What you will do:
Exactly the lines from the start of the data below through the line that contains "const fmt = (v: number) => v.toFixed(2);" are to be copied, with pictures left out.

----

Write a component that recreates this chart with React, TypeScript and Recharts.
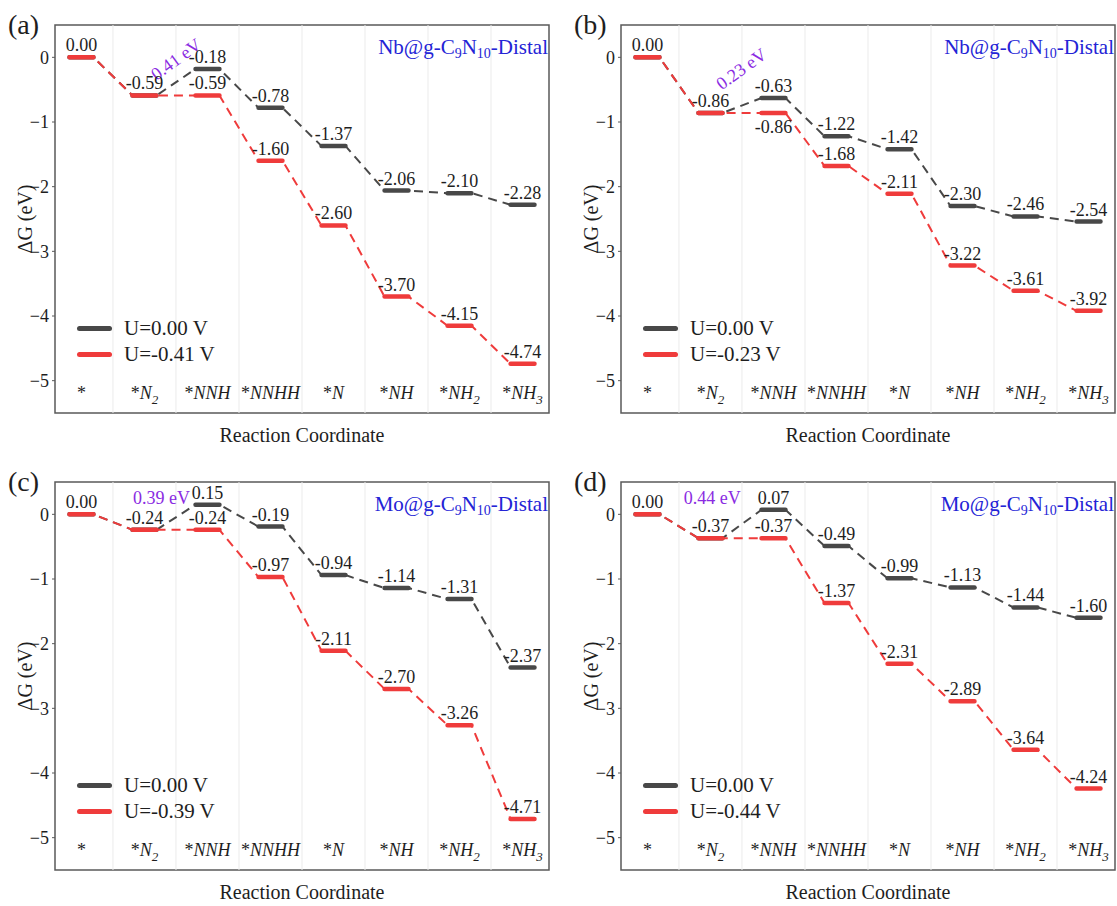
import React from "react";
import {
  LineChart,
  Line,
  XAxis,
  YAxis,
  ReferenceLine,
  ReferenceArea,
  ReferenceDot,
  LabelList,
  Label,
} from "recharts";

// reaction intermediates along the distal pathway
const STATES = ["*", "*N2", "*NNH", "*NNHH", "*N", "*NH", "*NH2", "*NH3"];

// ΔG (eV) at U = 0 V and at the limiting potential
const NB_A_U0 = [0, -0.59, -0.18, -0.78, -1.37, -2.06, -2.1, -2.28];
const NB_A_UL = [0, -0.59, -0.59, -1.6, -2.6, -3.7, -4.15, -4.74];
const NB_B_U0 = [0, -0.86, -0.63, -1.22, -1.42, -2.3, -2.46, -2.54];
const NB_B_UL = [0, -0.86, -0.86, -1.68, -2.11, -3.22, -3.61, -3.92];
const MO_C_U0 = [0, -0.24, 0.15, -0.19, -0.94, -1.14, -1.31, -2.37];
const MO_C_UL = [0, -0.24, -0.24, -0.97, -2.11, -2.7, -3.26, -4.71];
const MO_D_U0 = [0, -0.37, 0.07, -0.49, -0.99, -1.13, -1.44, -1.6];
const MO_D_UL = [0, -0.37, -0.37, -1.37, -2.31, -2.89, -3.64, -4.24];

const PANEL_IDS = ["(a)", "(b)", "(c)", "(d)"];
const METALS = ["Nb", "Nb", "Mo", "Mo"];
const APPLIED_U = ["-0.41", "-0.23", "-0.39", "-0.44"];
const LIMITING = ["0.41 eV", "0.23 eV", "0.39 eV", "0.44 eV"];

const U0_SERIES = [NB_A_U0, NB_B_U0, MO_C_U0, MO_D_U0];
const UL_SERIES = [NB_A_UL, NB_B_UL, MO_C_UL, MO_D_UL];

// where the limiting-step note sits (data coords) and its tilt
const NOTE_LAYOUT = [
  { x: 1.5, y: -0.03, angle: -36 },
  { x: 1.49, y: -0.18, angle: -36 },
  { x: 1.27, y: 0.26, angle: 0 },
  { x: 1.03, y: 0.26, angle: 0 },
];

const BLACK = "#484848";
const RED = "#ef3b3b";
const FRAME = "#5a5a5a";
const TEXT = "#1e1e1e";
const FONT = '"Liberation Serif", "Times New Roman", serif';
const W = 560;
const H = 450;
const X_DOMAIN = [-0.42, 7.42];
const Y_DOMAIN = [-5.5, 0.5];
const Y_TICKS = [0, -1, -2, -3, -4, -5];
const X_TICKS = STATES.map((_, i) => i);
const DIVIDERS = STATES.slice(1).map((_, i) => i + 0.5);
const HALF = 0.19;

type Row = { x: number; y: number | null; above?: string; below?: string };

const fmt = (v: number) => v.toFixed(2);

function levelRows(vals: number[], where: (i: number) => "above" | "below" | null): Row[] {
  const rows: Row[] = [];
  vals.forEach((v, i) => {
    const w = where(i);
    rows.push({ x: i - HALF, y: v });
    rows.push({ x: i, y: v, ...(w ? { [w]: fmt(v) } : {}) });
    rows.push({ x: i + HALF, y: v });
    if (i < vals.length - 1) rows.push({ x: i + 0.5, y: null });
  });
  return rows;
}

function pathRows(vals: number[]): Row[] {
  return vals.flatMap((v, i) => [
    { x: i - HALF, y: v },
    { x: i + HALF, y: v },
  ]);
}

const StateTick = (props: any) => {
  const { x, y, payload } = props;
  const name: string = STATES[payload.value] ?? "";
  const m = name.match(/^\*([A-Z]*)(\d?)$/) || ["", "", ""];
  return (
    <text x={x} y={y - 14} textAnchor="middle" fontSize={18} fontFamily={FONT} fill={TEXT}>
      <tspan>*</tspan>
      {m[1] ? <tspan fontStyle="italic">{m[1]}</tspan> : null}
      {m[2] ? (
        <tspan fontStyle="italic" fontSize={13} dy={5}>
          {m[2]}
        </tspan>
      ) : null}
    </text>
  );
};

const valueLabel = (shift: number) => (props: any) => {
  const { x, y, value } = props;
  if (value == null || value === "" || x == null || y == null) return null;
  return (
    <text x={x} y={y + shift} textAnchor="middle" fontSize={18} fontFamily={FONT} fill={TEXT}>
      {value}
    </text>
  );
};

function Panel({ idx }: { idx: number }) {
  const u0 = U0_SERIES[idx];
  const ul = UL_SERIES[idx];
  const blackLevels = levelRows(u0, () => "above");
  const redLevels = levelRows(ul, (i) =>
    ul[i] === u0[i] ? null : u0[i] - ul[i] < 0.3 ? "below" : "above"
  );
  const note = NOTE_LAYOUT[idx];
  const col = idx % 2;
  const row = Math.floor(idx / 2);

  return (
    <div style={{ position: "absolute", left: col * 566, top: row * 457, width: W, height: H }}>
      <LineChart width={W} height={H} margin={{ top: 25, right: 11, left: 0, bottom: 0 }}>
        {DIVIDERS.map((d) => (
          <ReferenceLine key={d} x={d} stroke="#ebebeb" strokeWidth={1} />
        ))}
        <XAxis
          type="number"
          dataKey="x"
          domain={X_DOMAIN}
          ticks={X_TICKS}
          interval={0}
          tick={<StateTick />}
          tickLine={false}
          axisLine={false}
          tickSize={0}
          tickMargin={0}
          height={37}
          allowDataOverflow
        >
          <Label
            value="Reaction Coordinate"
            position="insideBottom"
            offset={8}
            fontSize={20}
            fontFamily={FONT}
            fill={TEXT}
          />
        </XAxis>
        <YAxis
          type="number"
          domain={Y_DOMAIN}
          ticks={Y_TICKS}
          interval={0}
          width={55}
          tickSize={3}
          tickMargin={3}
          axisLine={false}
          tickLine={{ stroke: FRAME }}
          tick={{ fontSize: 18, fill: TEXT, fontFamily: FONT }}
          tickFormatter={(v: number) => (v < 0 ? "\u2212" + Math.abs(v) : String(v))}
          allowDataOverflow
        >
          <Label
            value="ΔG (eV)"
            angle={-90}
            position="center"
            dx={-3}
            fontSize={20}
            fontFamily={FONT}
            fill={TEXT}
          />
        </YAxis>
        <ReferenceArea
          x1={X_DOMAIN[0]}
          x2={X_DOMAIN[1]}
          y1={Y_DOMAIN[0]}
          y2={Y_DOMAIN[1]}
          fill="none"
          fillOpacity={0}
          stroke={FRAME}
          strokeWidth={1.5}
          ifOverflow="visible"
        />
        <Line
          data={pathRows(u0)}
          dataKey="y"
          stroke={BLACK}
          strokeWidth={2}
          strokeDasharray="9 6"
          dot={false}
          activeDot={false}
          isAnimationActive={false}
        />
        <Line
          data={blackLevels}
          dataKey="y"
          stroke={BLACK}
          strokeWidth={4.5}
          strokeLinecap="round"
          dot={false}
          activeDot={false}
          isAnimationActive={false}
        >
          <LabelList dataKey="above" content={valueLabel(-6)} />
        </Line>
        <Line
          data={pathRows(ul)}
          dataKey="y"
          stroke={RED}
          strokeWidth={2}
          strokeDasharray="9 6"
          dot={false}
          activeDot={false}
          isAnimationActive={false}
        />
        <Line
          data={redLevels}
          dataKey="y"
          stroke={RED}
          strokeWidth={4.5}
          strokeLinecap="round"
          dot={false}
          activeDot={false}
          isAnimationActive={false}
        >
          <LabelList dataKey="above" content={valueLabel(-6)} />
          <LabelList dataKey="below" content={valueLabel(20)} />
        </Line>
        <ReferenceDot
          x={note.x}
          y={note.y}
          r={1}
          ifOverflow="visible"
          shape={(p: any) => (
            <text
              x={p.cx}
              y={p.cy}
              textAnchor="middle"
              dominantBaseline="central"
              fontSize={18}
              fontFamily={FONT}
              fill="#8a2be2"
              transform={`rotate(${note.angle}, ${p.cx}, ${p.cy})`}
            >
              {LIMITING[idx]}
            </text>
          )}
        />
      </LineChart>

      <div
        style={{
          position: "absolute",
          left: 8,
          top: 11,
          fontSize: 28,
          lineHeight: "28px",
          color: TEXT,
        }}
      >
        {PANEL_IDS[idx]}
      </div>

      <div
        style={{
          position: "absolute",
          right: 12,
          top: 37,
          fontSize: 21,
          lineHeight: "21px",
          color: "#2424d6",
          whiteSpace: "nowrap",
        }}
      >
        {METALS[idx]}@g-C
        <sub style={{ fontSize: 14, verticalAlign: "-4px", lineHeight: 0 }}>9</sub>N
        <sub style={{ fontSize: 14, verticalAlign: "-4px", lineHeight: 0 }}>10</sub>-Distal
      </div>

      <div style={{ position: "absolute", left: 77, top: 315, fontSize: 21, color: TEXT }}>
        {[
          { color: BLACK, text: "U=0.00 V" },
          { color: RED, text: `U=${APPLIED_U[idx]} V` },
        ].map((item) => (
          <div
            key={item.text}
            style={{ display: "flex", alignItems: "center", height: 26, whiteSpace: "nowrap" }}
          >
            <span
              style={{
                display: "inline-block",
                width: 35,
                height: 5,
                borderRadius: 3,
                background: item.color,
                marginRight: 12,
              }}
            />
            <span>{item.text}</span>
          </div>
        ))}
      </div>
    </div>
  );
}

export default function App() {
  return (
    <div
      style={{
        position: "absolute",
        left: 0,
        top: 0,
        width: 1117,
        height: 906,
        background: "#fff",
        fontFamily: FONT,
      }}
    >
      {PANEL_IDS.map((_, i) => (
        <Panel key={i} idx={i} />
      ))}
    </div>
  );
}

----

Exercise solution:
Write a component that recreates this chart with React, TypeScript and Recharts.
import React from "react";
import {
  LineChart,
  Line,
  XAxis,
  YAxis,
  ReferenceLine,
  ReferenceArea,
  ReferenceDot,
  LabelList,
  Label,
} from "recharts";

// reaction intermediates along the distal pathway
const STATES = ["*", "*N2", "*NNH", "*NNHH", "*N", "*NH", "*NH2", "*NH3"];

// ΔG (eV) at U = 0 V and at the limiting potential
const NB_A_U0 = [0, -0.59, -0.18, -0.78, -1.37, -2.06, -2.1, -2.28];
const NB_A_UL = [0, -0.59, -0.59, -1.6, -2.6, -3.7, -4.15, -4.74];
const NB_B_U0 = [0, -0.86, -0.63, -1.22, -1.42, -2.3, -2.46, -2.54];
const NB_B_UL = [0, -0.86, -0.86, -1.68, -2.11, -3.22, -3.61, -3.92];
const MO_C_U0 = [0, -0.24, 0.15, -0.19, -0.94, -1.14, -1.31, -2.37];
const MO_C_UL = [0, -0.24, -0.24, -0.97, -2.11, -2.7, -3.26, -4.71];
const MO_D_U0 = [0, -0.37, 0.07, -0.49, -0.99, -1.13, -1.44, -1.6];
const MO_D_UL = [0, -0.37, -0.37, -1.37, -2.31, -2.89, -3.64, -4.24];

const PANEL_IDS = ["(a)", "(b)", "(c)", "(d)"];
const METALS = ["Nb", "Nb", "Mo", "Mo"];
const APPLIED_U = ["-0.41", "-0.23", "-0.39", "-0.44"];
const LIMITING = ["0.41 eV", "0.23 eV", "0.39 eV", "0.44 eV"];

const U0_SERIES = [NB_A_U0, NB_B_U0, MO_C_U0, MO_D_U0];
const UL_SERIES = [NB_A_UL, NB_B_UL, MO_C_UL, MO_D_UL];

// where the limiting-step note sits (data coords) and its tilt
const NOTE_LAYOUT = [
  { x: 1.5, y: -0.03, angle: -36 },
  { x: 1.49, y: -0.18, angle: -36 },
  { x: 1.27, y: 0.26, angle: 0 },
  { x: 1.03, y: 0.26, angle: 0 },
];

const BLACK = "#484848";
const RED = "#ef3b3b";
const FRAME = "#5a5a5a";
const TEXT = "#1e1e1e";
const FONT = '"Liberation Serif", "Times New Roman", serif';
const W = 560;
const H = 450;
const X_DOMAIN = [-0.42, 7.42];
const Y_DOMAIN = [-5.5, 0.5];
const Y_TICKS = [0, -1, -2, -3, -4, -5];
const X_TICKS = STATES.map((_, i) => i);
const DIVIDERS = STATES.slice(1).map((_, i) => i + 0.5);
const HALF = 0.19;

type Row = { x: number; y: number | null; above?: string; below?: string };

const fmt = (v: number) => v.toFixed(2);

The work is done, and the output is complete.